Like over two thousand others at DZone, I recently read Grzegorz Ziemoński's article on Test Driven Development (TDD). I always enjoy Grzegorz's articles and appreciate his bold willingness to state opinions. I especially respect any author who is so open about his experiences.
I'm also a fan of TDD, or at least what the JUnit folks call being Test Infected (admittedly not the best name). So, what I'm offering here is a counterpoint as opposed to a disagreement. Like I've written before, I think it is often necessary to hold on to two ideas that are in tension. In the case of TDD, in my view, there is a serious benefit to building tests in parallel with writing the software. However, any attempt to argue that it is a holistic or complete approach to programming is bound to fail.
YAGNI and YAGBATTAC
One of the stronger arguments for TDD is that it helps keep the code clean, both in the sense of being designed for testability (which generally means well designed) and in the sense of not including anything that is not necessary to meet the requirements. Another way to say this is You Ain't Gonna Need It (or YAGNI). If it isn't immediately necessary to meet requirements, don't put it in as a way of future-proofing the code, because the future is uncertain and what you really need to add to the code might not fit into your plan.
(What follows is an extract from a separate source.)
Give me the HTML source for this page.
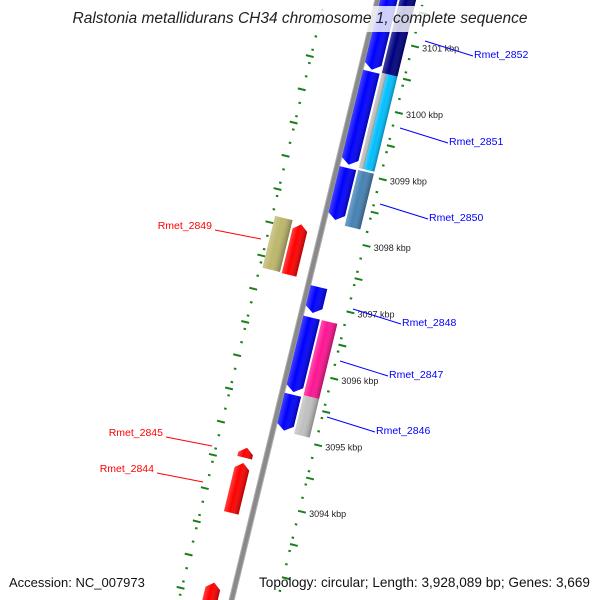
<!DOCTYPE html>
<html><head><meta charset="utf-8">
<style>
html,body{margin:0;padding:0;background:#fff;overflow:hidden;}
svg{display:block;font-family:"Liberation Sans",sans-serif;overflow:hidden;}
</style></head>
<body>
<svg id="chart" width="600" height="600" viewBox="0 0 600 600" xmlns="http://www.w3.org/2000/svg">
<defs>
<linearGradient id="shade" x1="0" y1="0" x2="1" y2="0">
<stop offset="0" stop-color="#fff" stop-opacity="0.25"/>
<stop offset="0.4" stop-color="#fff" stop-opacity="0"/>
<stop offset="1" stop-color="#000" stop-opacity="0.3"/>
</linearGradient>
</defs>
<g id="map" transform="translate(395,112) rotate(13.66)"></g>
<g id="labels"></g>
<rect x="0" y="6" width="600" height="26" fill="#fff" fill-opacity="0.8"/>
<text x="300" y="23" text-anchor="middle" font-size="15.5" font-style="italic" fill="#222">Ralstonia metallidurans CH34 chromosome 1, complete sequence</text>
<text x="9" y="587" font-size="13" fill="#111">Accession: NC_007973</text>
<text x="590" y="587" text-anchor="end" font-size="13.6" fill="#111">Topology: circular; Length: 3,928,089 bp; Genes: 3,669</text>
</svg>
<script>
// ---- data ----
const geneNames = ['Rmet_2852','Rmet_2851','Rmet_2850','Rmet_2848','Rmet_2847','Rmet_2846','Rmet_2849','Rmet_2845','Rmet_2844','Rmet_2843'];
const geneStarts = [3100.52,3099.09,3098.26,3096.86,3095.67,3095.09,3097.32,3094.57,3093.74,3092.3];
const geneEnds   = [3101.9,3100.49,3099.04,3097.25,3096.79,3095.63,3098.08,3094.72,3094.49,3092.69];
const geneStrand = [-1,-1,-1,-1,-1,-1,1,1,1,1];
const featNames  = ['navy-feature','gray-feature','cyan-feature','steelblue-feature','pink-feature','silver-feature','khaki-feature'];
const featStarts = [3100.51,3099.08,3099.08,3098.21,3095.66,3095.08,3097.33];
const featEnds   = [3101.9,3100.51,3100.51,3099.05,3096.79,3095.66,3098.11];
const featColors = ['#000080','#c0c0c0','#00bfff','#4682b4','#ff1493','#c0c0c0','#bdb76b'];
const featTrack  = [2,21,22,2,2,2,-2];
const tickLabels = ['3094 kbp','3095 kbp','3096 kbp','3097 kbp','3098 kbp','3099 kbp','3100 kbp','3101 kbp'];
const tickValues = [3094,3095,3096,3097,3098,3099,3100,3101];
const labelX = [474,449,429,402,389,376,212,163,154,0];
const labelY = [54,141,217,322,374,430,225,432,468,0];

// ---- scales ----
const NS='http://www.w3.org/2000/svg';
const KREF=3100, PX=68.4, ANG=13.66*Math.PI/180;
function yScale(k){return (KREF-k)*PX;}
function toScreen(lx,ly){return [395+lx*Math.cos(ANG)-ly*Math.sin(ANG),112+lx*Math.sin(ANG)+ly*Math.cos(ANG)];}
const tracks={1:[-41,-24],'-1':[-72,-57],2:[-22,-6],21:[-22,-17],22:[-17,-6],'-2':[-92,-74]};
const map=document.getElementById('map'), labG=document.getElementById('labels');
function mk(tag,attrs,parent){const e=document.createElementNS(NS,tag);for(const k in attrs)e.setAttribute(k,attrs[k]);parent.appendChild(e);return e;}

// backbone
const bb=mk('rect',{x:-46,y:yScale(3103),width:5,height:yScale(3091.3)-yScale(3103),fill:'#8a8a8a',stroke:'#b0b0b0','stroke-width':1},map);



// tick lines
[0,-96].forEach((base,si)=>{
  for(let i=0;i<=110;i++){
    const k=3091.5+i*0.1;const r=Math.round(k*10);
    const major=r%5===0;
    if(!major && r%2!==0) continue;
    const y=yScale(k);
    const len=major?8:2.5;
    const x=si===0?base:base-(major?4:0);
    const t=mk('rect',{x:x,y:y-1,width:len,height:2,fill:'#1a7f1a'},map);
    
    
  }
});
tickLabels.forEach((lab,i)=>{
  const p=toScreen(0,yScale(tickValues[i]));
  const t=mk('text',{x:p[0]+11,y:p[1]+6,'font-size':9,fill:'#222'},labG);
  t.textContent=lab;
  
  
});

// features
featNames.forEach((n,i)=>{
  const tr=tracks[featTrack[i]];const ya=yScale(featEnds[i]),yb=yScale(featStarts[i]);
  const r=mk('rect',{x:tr[0],y:ya,width:tr[1]-tr[0],height:yb-ya,fill:featColors[i]},map);
  
  
  mk('rect',{x:tr[0],y:ya,width:tr[1]-tr[0],height:yb-ya,fill:'url(#shade)'},map);
});

// genes
geneNames.forEach((n,i)=>{
  const tr=tracks[geneStrand[i]>0?-1:1];const x0=tr[0],x1=tr[1],xm=(x0+x1)/2;
  const ya=yScale(geneEnds[i]),yb=yScale(geneStarts[i]);const h=Math.min(6,(yb-ya));
  let pts;
  if(geneStrand[i]<0)pts=[[x0,ya],[x1,ya],[x1,yb-h],[xm,yb],[x0,yb-h]];
  else pts=[[x0,ya+h],[xm,ya],[x1,ya+h],[x1,yb],[x0,yb]];
  const col=geneStrand[i]<0?'#0000ff':'#ff0000';
  const s=pts.map(p=>p.join(',')).join(' ');
  const g=mk('polygon',{points:s,fill:col},map);
  
  
  mk('polygon',{points:s,fill:'url(#shade)'},map);
  if(labelX[i]>0){
    const right=geneStrand[i]<0;
    let a;
    if(right) a={x1:labelX[i]-49,y1:labelY[i]-13,x2:labelX[i]-1,y2:labelY[i]+2};
    else a={x1:labelX[i]+3,y1:labelY[i]+5,x2:labelX[i]+49,y2:labelY[i]+14};
    a.stroke=right?'#0000ff':'#ff0000';a['stroke-width']=1;
    const ln=mk('line',a,labG);
    
    
    const t=mk('text',{x:labelX[i],y:labelY[i]+4,'font-size':10.5,fill:right?'#0000ff':'#ff0000','text-anchor':right?'start':'end'},labG);
    t.textContent=n;
    
    
  }
});
</script>
</body></html>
But I think there's a counterpoint to YAGNI that is often invisible, which I will call You Ain't Gonna Be Able To Test All Cases (or YAGBATTAC, pronounced "yag-ba-tack"). For an example, take the Roman numeral code from my article on table-driven tests in Go. I have 41 separate test cases in that code, but obviously, it is way short of all of the possible inputs that the function should handle correctly.
And it does no good to claim, "well, I tested the most important cases" or "I tested the edge cases." In order to know what the "most important" or "edge" cases are for testing, we have to bring in extra knowledge from outside the process of TDD. We have to make decisions about what the requirements mean and those have to come from somewhere. That means we have an external standard which is the real source of our knowledge about when the code is "done." As a result, it is no longer enough to say, "when the code passes all the test cases, it is complete." Now we have to say, "when the code passes all the test cases, and the test cases represent all of the functionality required by the code, then the code is complete." That is a very different statement and one that is much more subject to our engineering judgment.
Advocates for TDD understand this. On the XP page on test-first, it says to continue until there is "nothing left to test." Kent Beck points out that we get paid to code, not test. Where I think things go astray is where TDD itself is treated as the source of the decision as to whether there are more tests to write, out of some idea that it is obvious when the system has "enough" or "complete" functionality. For simple cases like Roman numerals and squares, it might be possible to agree on "complete" functionality, but for real systems, it is not so easy.
Magic Is Going to Happen
Similarly, a critical step in TDD (and one that TDD advocates claim is the difference between success and failure) is refactoring. The idea is that we write a failing test first, then make it pass, then refactor to remove duplication.
Now, it is immediately obvious that while we have a clear measure of sufficiency for writing the code (when the new test passes, we are done) it is just as clear that there is no such rule for refactoring. How much is enough? We talk about things like removing duplication or having only one return from a method, but we know that these are subjective rules of thumb that have to be broken sometimes. It seems that we are left again with our engineering judgment. This is an example of the necessary tension I mentioned above: we need to combine a willingness to go far in improving the quality of our code with YAGNI. Knowing when to stop means knowing how to balance those two seemingly contradictory ideas.
And that takes us to a deeper problem with using TDD as a complete methodology. TDD examples like this one with Roman numerals are full of statements like "it's pretty obvious," "we have discovered a rule based on similarities," and "looks OK to me." You might say that these are "design smells" where some kind of design activity is going on in the mind of the programmer in a way that approaches jumping ahead to the solution in a leap of insight. "Seeing" a generalization like this (or the one that enables Grzegorz to go from
square*square) is a pure act of human creation, what I call a "Magic Happens Here" step that cannot be reduced to a process or further decomposed into smaller subtasks.
TDD and CMM
And that is the way in which TDD, as it is often described, reminds me of traditional software processes like the Capability Maturity Model (CMM) — to the extent that either becomes a rote list of steps to follow that promise to remove the need for human creativity and human aesthetics about what constitutes "good" design, "good" architecture, or "good" code, they ultimately get in the way of building quality software rather than enabling it, and to the extent that TDD and any other "process" or "practice" for making software incorporates the fact that engineering is a creative activity, and that the process exists to serve and enable that creativity, they are useful.
As I said above, I approach this topic as a fan of TDD (and code review, and static analysis, and other "practices" to ensuring code quality). But there are times when I feel our industry looks too hard for some silver bullet that will take the uniquely human "craft" out of writing software. I would much prefer that we just admitted that much of what we do is more craft than science and spent our time learning to be better craftsmen.